Demand and Supply Flashcards
Define demand.
The quantity of goods that consumers wish to buy at any conceivable price.
What drives demand?
Ability and willingness to pay.
Can one afford the good? Does one still want to pay for the good at that price?
Draw a demand curve. Describe what happens to the quantity demanded of X if price increases. Explain why.
As price decreases, the quantity demanded increases.
When price increases, individuals will be able to afford less and they will switch to cheaper alternatives.
Or vice versa
6 factors
What factors may determine demand?
- Price
- Income
- Price of substitute goods
- Price of complementary goods
- Distribution of income
- Tastes
Describe a normal good and an inferior good. Show this on a demand curve. What is this called?
Normal good: When income increases, quantity demanded increases and the curve shifts right (Blue).
Inferior good: When income increases, quantity demanded decreases and the curve shifts left (Purple).
This is called the income effect.
Define supply.
The quantity of goods that firms are willing to produce and sell at any conceivable price.
What drives supply?
Profit maximisation of firms.
Draw a supply curve. Describe what happens to the quantity supplied of X if price increases.
If price increases, the quantity supplied of X increases.
5 factors
What influences supply?
- Input prices
- Available technology
- Output price
- Organisational changes
- Government regulation
Describe the substitution effect.
When the price of a good increases, individuals will switch to cheaper alternatives.

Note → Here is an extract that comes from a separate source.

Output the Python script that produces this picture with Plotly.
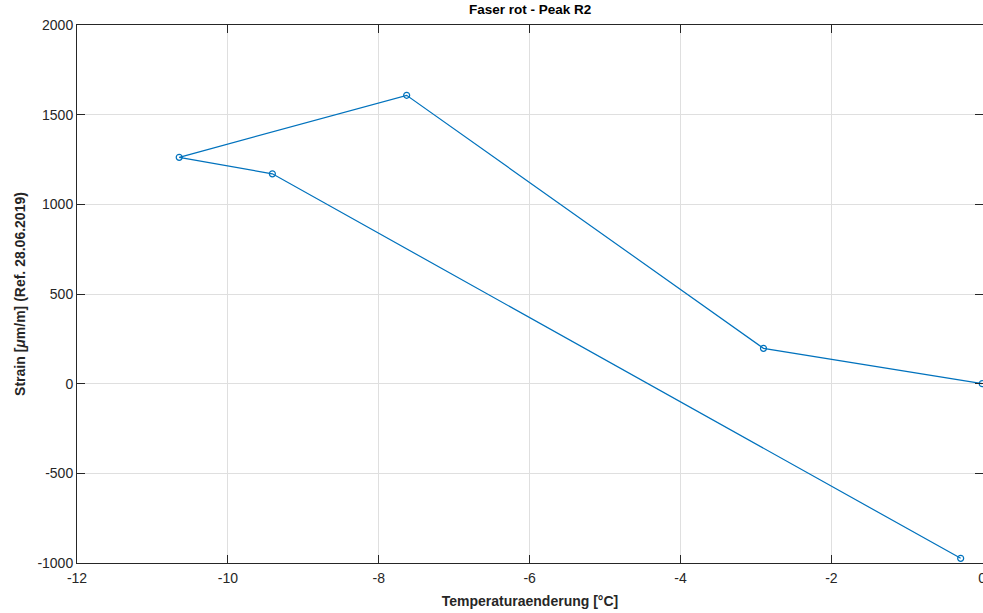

Why does supply increase as price increases?
- Producing higher quantites of a good requires greater input costs, so firms require a higher price to make staying in the market worthwhile.
- The higher a price of a good, the more profitable it will be.
- If a price remains high, more firms will decide to enter the market.
What is a market?
The arrangement between buyers and sellers to exchange goods
Draw a demand and a supply function. Show prices where the market has:
A) Surplus
B) Shortage
Why does the market shift towards equilibrium?
Equilibrium maximises consumer and producer benefit as there is no surplus and no shortage. Consumer surplus and producer surplus is maximised.
What is consumer/producer surplus?
The difference between what an consumer/producer would have been willing to buy/sell and the actual price. It is a measure of welfare.